Bei den meisten beschlagnahmten Kunstwerken bewies Schöller einen guten Riecher. Und so sind nur wenige Bilder in der engen Kammer ohne Tageslicht echt. Schöller analysierte dort Diebesgut und Fälschungen gemeinsam mit wenigen spezialisierten Kollegen. Arbeiten auf Papier beurteilt das insgesamt vierköpfige Dezernat 413 für Kunst und Antiquitäten meist ohne fremde Hilfe. Mit Lupe, UV-Licht, vor allem aber mit jahrelanger Erfahrung kommt es Fälschern auf die Spur. Wenn Pigmente oder Bindemittel untersucht werden müssen, helfen den Fahndern das Berliner Rathgen-Forschungslabor oder das Münchener Doerner-Institut. 668 Fälle bearbeiteten die Kriminalbeamten allein 2012. Meistens geht es um Fälschungen.

Betrug oder Urkundenfälschung

Dabei ist das bloße Kopieren der Werke in Deutschland nicht strafbar. Schöller klagt: „In Frankreich können Fälschungen einfach eingezogen werden.“ Das würde er sich auch in Deutschland wünschen. Bisher verhandeln deutsche Gerichte bei Fälschungen nur wegen Betrugs oder Urkundenfälschung – sofern das Werk signiert ist. Ob Fälscher nicht auch Künstler sind? Ernst Schöller hasst diese Frage. „Gute Handwerker vielleicht, aber ihnen fehlt einfach die eigene Kreativität. Bislang habe ich noch keinen Fall gesehen, bei dem die Bilder denselben Wert wie die der gefälschten Künstler hatten“, sagt der Fachmann.

Kunstkriminelle sind dann ideenreich, wenn es darum geht, welche Kunst sie auf den Markt bringen. So waren bis in die 1970er-Jahre noch stark sakrale Kunst, Meißner Porzellan oder Perserteppiche gefragt, auch Ikonen, Leuchter oder Pietas, die oft aus Kirchen gestohlen und von herumreisenden Dieben aus dem Kofferraum verkauft wurden. Heute sind vor allem Klassiker der Moderne gefragt: Chagall, Picasso oder Pop-Art-Künstler.

Gibt es auf dem Kunstmarkt ein Umdenken nach dem Prozess, der mit sechs Jahren Haft für den Fälscher Wolfgang Beltracchi endete? „Beltracchi ist nur einer von vielen. Es gab Konrad Kujau, Wolfgang Lämmle und andere“, sagt der Kunstermittler. Er sieht weitere Skandale kommen. Doch auch ohne neuen Skandal: Allein von Beltracchi kursieren weiter Hunderte Fälschungen. Schöller wird sie künftig nur noch in seiner Freizeit im Museum entdecken.

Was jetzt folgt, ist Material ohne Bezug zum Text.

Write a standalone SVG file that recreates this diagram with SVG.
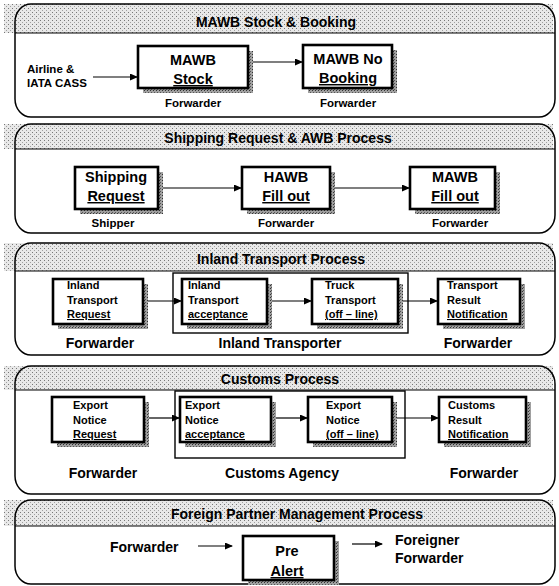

Der Kölner Kunstversteigerer Markus Eisenbeis würde Fälschungen am liebsten dauerhaft aus dem Verkehr ziehen. Seit acht Jahren pflegt er deshalb zusammen mit 35 weiteren Auktionshäusern in Deutschland eine Datenbank für kritische Werke - also für Kunst, die wahrscheinlich gefälscht ist. Nur die beteiligten Auktionshäuser haben auf die 2800 dort inzwischen eingestellten Werke Zugriff. „Seit Beltracchi ist die Akzeptanz bei den Kollegen für diese Datenbank deutlich gestiegen“, berichtet Eisenbeis. Doch ist eine Datenbank ein Allheilmittel gegen Fälschungen bei Auktionen? Das wichtigste Argument dafür, findet Markus Eisenbeis, ist der Ruf, den die Häuser zu verlieren hätten.